8. During the hearing the learned counsel for respondents 3 to 5 made available a copy of an order dated 21.2.1976 passed by the Special Tehsildar, LR No.II, Ernakulam in SMP 3458/75 to establish the alleged title to Sy. No.1043. After perusing the said order, learned counsel for the appellant pointed out that the said order did not refer to Sy.No.1043. He submitted that even if it related to Sy. No.1043, it was evident that the third respondent, an employee of the Board had apparently in collusion with some revenue officials, got a suo motu proceedings initiated under section 72 of the Kerala Land Reforms Act, 1963 showing third respondent as a 'cultivating tenant' under Karikkode Devaswom, and secured an ex parte order dated 21.2.1976, sanctioning the assignment of the land under sub-section (5) of section 72F of the said Act. The learned counsel for appellant further submitted that the very fact that the third respondent, an employee of the temple, has been shown to be the 'cultivating tenant' of the land in front of the temple, containing the structures where Upadevadas are installed, in a suo moto proceedings, clearly demonstrated collusion/fraud in securing the order dated 21.2.1976. Be that as it may.

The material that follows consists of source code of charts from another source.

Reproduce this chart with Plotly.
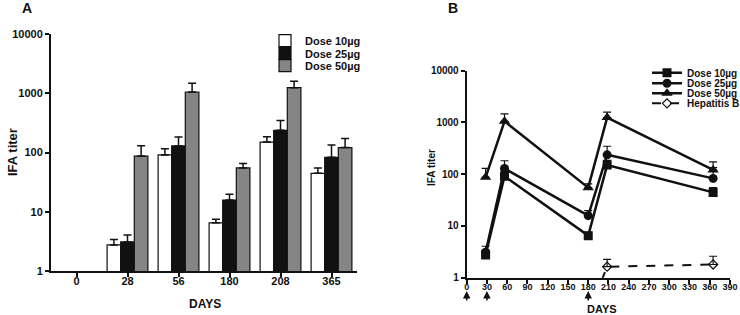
import plotly.graph_objects as go

# ---------------- data ----------------
days_cat = ["0", "28", "56", "180", "208", "365"]
days_num = [28, 56, 180, 208, 365]

dose10_mean = [None, 2.75, 91, 6.5, 150, 44.5]
dose10_err = [None, 0.65, 25, 1.0, 35, 10.5]
dose25_mean = [None, 3.1, 129, 15.8, 237, 83]
dose25_err = [None, 0.95, 53, 3.9, 110, 51]
dose50_mean = [None, 87, 1050, 55, 1240, 121]
dose50_err = [None, 43, 420, 10, 350, 52]

hepb_days = [180, 208, 365]
hepb_mean = [0.2, 1.63, 1.8]
hepb_err = [0, 0.64, 0.8]

vaccination_days = [0, 30, 180]

y_ticks = [1, 10, 100, 1000, 10000]
y_ticktext = ["1", "10", "100", "1000", "10000"]
xb_ticks = list(range(0, 391, 30))

series_names = ["Dose 10\u00b5g", "Dose 25\u00b5g", "Dose 50\u00b5g"]
bar_colors = ["#ffffff", "#111111", "#858585"]
symbols = ["square", "circle", "triangle-up"]

FONT = "Liberation Sans, Arial, sans-serif"
W, H = 740, 315

means = [dose10_mean, dose25_mean, dose50_mean]
errs = [dose10_err, dose25_err, dose50_err]

fig = go.Figure()

# ---------------- panel A : bars ----------------
legend_rows_a = [40.7, 53.3, 65.7]
for i in range(3):
    fig.add_trace(go.Bar(
        x=days_cat, y=means[i], name=series_names[i], showlegend=True,
        marker=dict(color=bar_colors[i], line=dict(color="#111111", width=1.2)),
        error_y=dict(type="data", array=errs[i], arrayminus=[0] * len(errs[i]),
                     symmetric=False, color="#111111", thickness=1.5, width=4),
        xaxis="x", yaxis="y", legend="legend" if i == 0 else f"legend{i+1}",
    ))

# ---------------- panel B : lines ----------------
for i in range(3):
    fig.add_trace(go.Scatter(
        x=days_num, y=means[i][1:], name=series_names[i], mode="lines+markers",
        showlegend=True,
        line=dict(color="#111111", width=2.5),
        marker=dict(symbol=symbols[i], size=9 if i < 2 else 10, color="#111111"),
        error_y=dict(type="data", array=errs[i][1:], arrayminus=[0] * 5,
                     symmetric=False, color="#111111", thickness=1.2, width=4),
        xaxis="x2", yaxis="y2", legend=f"legend{i+4}",
    ))
fig.add_trace(go.Scatter(
    x=hepb_days, y=hepb_mean, name="Hepatitis B", mode="lines+markers",
    showlegend=True,
    line=dict(color="#111111", width=2, dash="dash"),
    marker=dict(symbol="diamond-open", size=7, color="#111111", line=dict(width=1.2)),
    error_y=dict(type="data", array=hepb_err, arrayminus=[0] * 3, symmetric=False,
                 color="#111111", thickness=1.2, width=4),
    xaxis="x2", yaxis="y2", legend="legend7",
))

legend_rows_b = [72.7, 83.3, 93.3, 103.3]

def leg(xpx, ypx, size):
    return dict(x=(xpx - 40) / W, y=1 - ypx / H, xanchor="left", yanchor="middle",
                bgcolor="rgba(0,0,0,0)", borderwidth=0, visible=True,
                font=dict(family=FONT, size=size, color="#111111", weight="bold"),
                itemclick=False, itemdoubleclick=False)

legends = {}
for i, yy in enumerate(legend_rows_a):
    legends["legend" if i == 0 else f"legend{i+1}"] = leg(305, yy, 11)
for i, yy in enumerate(legend_rows_b):
    legends[f"legend{i+4}"] = leg(687, yy, 10)

axis_common = dict(showline=True, linecolor="#111111", linewidth=2, ticks="outside",
                   tickcolor="#111111", tickwidth=1.5, ticklen=4, showgrid=False,
                   zeroline=False, automargin=False)

fig.update_layout(
    width=W, height=H, autosize=False, showlegend=True,
    margin=dict(l=0, r=0, t=0, b=0, autoexpand=False),
    paper_bgcolor="white", plot_bgcolor="white",
    barmode="group", bargap=0.2, bargroupgap=0,
    font=dict(family=FONT, color="#111111"),
    xaxis=dict(domain=[51 / W, 357 / W], type="category", categoryorder="array",
               categoryarray=days_cat, range=[-0.5, 5.5], anchor="y",
               ticklabelstandoff=-5,
               tickfont=dict(size=11, weight="bold"), **axis_common),
    yaxis=dict(domain=[1 - 271 / H, 1 - 34 / H], type="log", range=[0, 4], anchor="x",
               tickvals=y_ticks, ticktext=y_ticktext,
               tickfont=dict(size=11, weight="bold"), **axis_common),
    xaxis2=dict(domain=[466.7 / W, 730 / W], range=[0, 390], anchor="y2",
                tickvals=xb_ticks, ticklabelstandoff=-5,
                tickfont=dict(size=9, weight="bold"), **axis_common),
    yaxis2=dict(domain=[1 - 277.7 / H, 1 - 70.7 / H], type="log", range=[0, 4],
                anchor="x2", tickvals=y_ticks, ticktext=y_ticktext,
                tickfont=dict(size=10, weight="bold"), **axis_common),
    **legends,
)

ann = [
    dict(text="A", x=20 / W, y=1 - 8 / H, xanchor="left", yanchor="middle",
         font=dict(size=14, weight="bold")),
    dict(text="B", x=446 / W, y=1 - 8 / H, xanchor="left", yanchor="middle",
         font=dict(size=14, weight="bold")),
    dict(text="IFA titer", x=12 / W, y=1 - 152 / H, textangle=-90,
         xanchor="center", yanchor="middle", font=dict(size=13, weight="bold")),
    dict(text="IFA titer", x=431 / W, y=1 - 168 / H, textangle=-90,
         xanchor="center", yanchor="middle", font=dict(size=10, weight="bold")),
    dict(text="DAYS", x=205 / W, y=1 - 304 / H, xanchor="center", yanchor="middle",
         font=dict(size=12, weight="bold")),
    dict(text="DAYS", x=602 / W, y=1 - 309 / H, xanchor="center", yanchor="middle",
         font=dict(size=11, weight="bold")),
]
for a in ann:
    a.update(xref="paper", yref="paper", showarrow=False)
    a["font"].update(family=FONT, color="#111111")
    fig.add_annotation(**a)

for d in vaccination_days:
    fig.add_annotation(x=d, y=1 - 291 / H, xref="x2", yref="paper", text="",
                       showarrow=True, ax=0, ay=11, arrowhead=2, arrowsize=1,
                       arrowwidth=1.5, arrowcolor="#111111")

fig.write_html(
    "out.html",
    config={"displayModeBar": False},
    post_script="document.body.style.margin='0';document.body.style.overflow='hidden';",
)
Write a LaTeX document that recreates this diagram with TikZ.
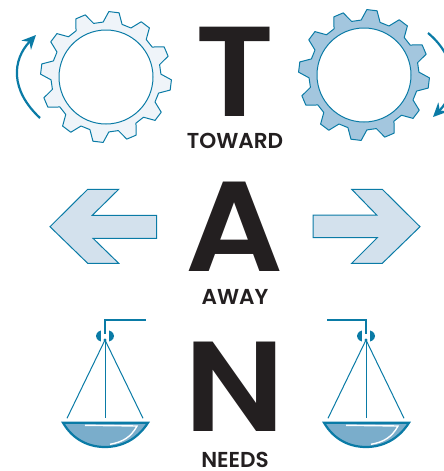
\documentclass[tikz,border=0pt]{standalone}
\usepackage{fontspec}
\setmainfont{Poppins}[BoldFont={* SemiBold}]
\newfontface\bigface{Poppins SemiBold}[FakeStretch=1.07]
\usetikzlibrary{arrows.meta}
\definecolor{inkdark}{HTML}{231F20}
\definecolor{tealline}{HTML}{0A7BA6}
\definecolor{gearpale}{HTML}{EFF4F9}
\definecolor{gearblue}{HTML}{A3C6DE}
\definecolor{arrowpale}{HTML}{D3E1ED}
\definecolor{panblue}{HTML}{7AADCB}
\tikzset{bigletter/.style={inner sep=0pt, text=inkdark, font=\bigface\fontsize{64}{64}\selectfont}}
\tikzset{caption/.style={inner sep=0pt, text=inkdark, font=\fontsize{10.8}{12}\selectfont\bfseries}}
\tikzset{bigarrow/.style={draw=tealline, fill=arrowpale, line width=0.5pt, line join=miter}}
\tikzset{turn/.style={draw=tealline, line width=1.1pt, -{Stealth[length=7pt,width=6.5pt]}}}
\tikzset{gearline/.style={draw=tealline, line width=0.5pt, line join=round}}
\begin{document}
\begin{tikzpicture}[x=0.5pt, y=-0.5pt]
  \useasboundingbox (0,0) rectangle (444,471);
  \clip (0,0) rectangle (444,471);
  % gears
  \foreach \gx/\gy/\gcol in {106/77/gearpale, 364/75/gearblue} {
    \draw [gearline, fill=\gcol] (\gx,\gy) ++(-93:55)
      \foreach \a in {-83,-53,...,247} {
        -- ([shift={(\gx,\gy)}] \a-10:55)
        -- ([shift={(\gx,\gy)}] \a-4.5:65.5)
        -- ([shift={(\gx,\gy)}] \a+4.5:65.5)
        -- ([shift={(\gx,\gy)}] \a+10:55)
      } -- cycle;
    \draw [gearline, fill=white] (\gx,\gy) circle [radius=47];
  }
  \coordinate (leftstart) at (40,118);
  \coordinate (lefttip) at (36,35);
  \coordinate (rightstart) at (428,33);
  \coordinate (righttip) at (433,117);
  \draw [turn] (leftstart) .. controls (10,90) and (12,60) .. (lefttip);
  \draw [turn] (rightstart) .. controls (458,58) and (458,92) .. (righttip);
  % letters
  \node [bigletter] (letterT) at (235,72) {T};
  \node [bigletter] (letterA) at (235,227) {A};
  \node [bigletter] (letterN) at (235,387) {N};
  \node [caption] (toward) at (235,140.5) {TOWARD};
  \node [caption] (away) at (235,297) {AWAY};
  \node [caption] (needs) at (235,460) {NEEDS};
  % arrows
  \draw [bigarrow] (50,226.7) -- (87.7,189.3) -- (118.7,189.3) -- (92.3,215.3) -- (156.7,215.3)
    -- (156.7,238.3) -- (93,238.3) -- (118.7,263.3) -- (87.7,263.3) -- cycle;
  \draw [bigarrow] (420,226.7) -- (382.3,189.3) -- (351.7,189.3) -- (376.7,215) -- (313,215)
    -- (313,237.7) -- (377.3,237.7) -- (351.7,263.3) -- (382.3,263.3) -- cycle;
  % scales
  \foreach \sx/\hook in {105/40.5, 366/-39} {
    \begin{scope}[shift={(\sx,0)}]
      \fill [tealline] (0,336) ellipse [x radius=9, y radius=6.3];
      \fill [white] (-4,328) rectangle (4,344);
      \draw [tealline, line width=1.1pt] (\hook,320.3) -- (0,320.3) -- (0,334);
      \coordinate (top) at (0,340);
      \fill [tealline] (top) circle [radius=1.6];
      \draw [tealline, line width=0.5pt] (top) -- (-38,418.3);
      \draw [tealline, line width=0.5pt] (top) -- (38,418.3);
      \draw [tealline, line width=0.5pt] (top) -- (0,418.3);
      \draw [draw=tealline, fill=panblue, line width=1.1pt] (-42,422.7) -- (43,422.7)
        .. controls (32,440) and (16,447) .. (0,447) .. controls (-16,447) and (-32,440) .. (-42,422.7) -- cycle;
      \draw [white, line width=0.7pt] (-20,425.3) -- (32,426) .. controls (26,437) and (18,442) .. (5,444.3);
    \end{scope}
  }
\end{tikzpicture}
\end{document}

9. What is surprising is that when respondents 3 to 5 claimed ownership of Survey No.1043, which was the front portion of the temple premises in the possession of the temple (in the proposal for settlement dated 6.7.2000), the Devaswom Board, instead of investigating and verifying as to how they could claim ownership over temple property, strangely agreed for a settlement under which the temple was to get Sy.No.1043 (which was a temple land already in its possession), in exchange for giving away another temple land (Sy.No.1042/2) to respondents 3 to 5. It is significant that the Board resolution dated 29.8.2000 agreeing for the settlement proposal clearly records that Sy.No.1043 is already in the possession of the temple.

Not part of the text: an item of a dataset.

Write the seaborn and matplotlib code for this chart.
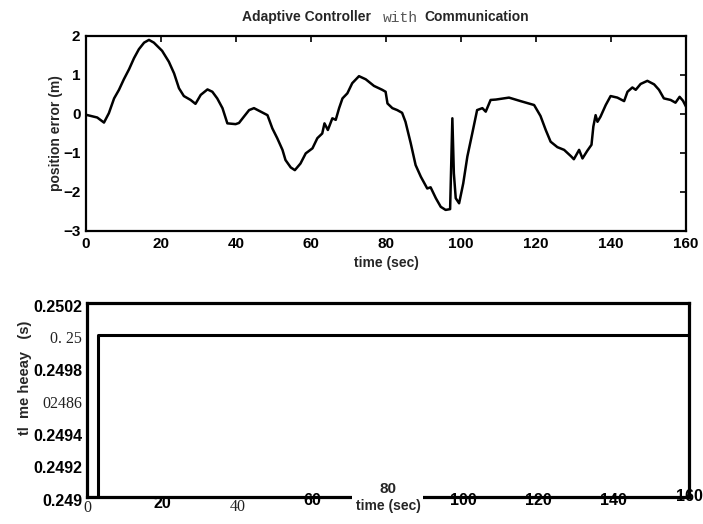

10. The properties of deities, temples and Devaswom Boards, require to be protected and safeguarded by their Trustees/Archaks/ Sebaits/employees. Instances are many where persons entrusted with the duty of managing and safeguarding the properties of temples, deities and Devaswom Boards have usurped and misappropriated such properties by setting up false claims of ownership or tenancy, or adverse possession. This is possible only with the passive or active collusion of the concerned authorities. Such acts of 'fences eating the crops' should be dealt with sternly. The Government, members or trustees of Boards/Trusts, and devotees should be vigilant to prevent any such usurpation or encroachment. It is also the duty of courts to protect and safeguard the properties of religious and charitable institutions from wrongful claims or misappropriation.

11. Learned counsel for respondents 3 and 4 submitted that the settlement in the suit (OS No.399/1998) was validly arrived at between them (Plaintiffs) and the Devaswom Board (defendant), that the Devaswom Board had considered the proposal after taking legal advice and had duly passed a resolution to settle the suit. It is further submitted that a decree having been made in terms of the compromise and such decree having attained finality, it cannot be questioned, interfered or set aside at the instance of a third party in a writ proceeding. Order 23 Rule 3 of CPC deals with compromise of suits. Rule 3A provides that no suit shall lie to set aside a decree on the ground that the compromise on which the decree is based was not lawful. We are of the considered view that the bar contained in Rule 3A will not come in the way of the High Court examining the validity of a compromise decree, when allegations of fraud/collusion are made against a statutory authority which entered into such compromise. While, it is true that decrees of civil courts which have attained finality should not be interfered lightly, challenge to such compromise decrees by an aggrieved devotee, who was not a party to the suit, cannot be rejected, where fraud/collusion on the part of officers of a statutory board is made out. Further, when the High Court by order dated 9.9.1998 had directed the Board to take possession of Sy. No.1042/2 immediately from respondents 3 and 4 in CDB No.3/1996, in a complaint by another devotee, it was improper for the Board to enter into a settlement with respondents No.2 and 3, giving up the right, title and interest in Sy. No.1042/2, without the permission of the court which passed such order. Viewed from any angle, the compromise decree cannot be sustained and is liable to be set aside.

12. In view of the above, we allow this appeal as follows:

(i) The compromise dated 30.8.2000 and compromise decree dated 18.9.2000 in O.S. No.399/1998 on the file of the Sub-court, Ernakulam, are set aside.

(ii) The first respondent Board is directed to take possession of Sy. No.1042/2 as already directed by this Court and High Court.

(iii) It is open to respondents 3 to 5 to pursue OS No.399 of 1998, if they so desire, in which event, the Sub-Court, Ernakulam, shall dispose it in accordance with law.

(iv) The Collector, Ernakulam is directed to hold an enquiry as to the circumstances in which the order dated 21.2.1976 in SMP No.3458 of 1975 was passed on the file of the Special Tahsildar, LR No.II, Ernakulam, and take consequential remedial action.

(v) The first respondent-Board is at liberty to take action in accordance with law in regard to Survey No.1043.

(vi) Parties to bear their respective costs.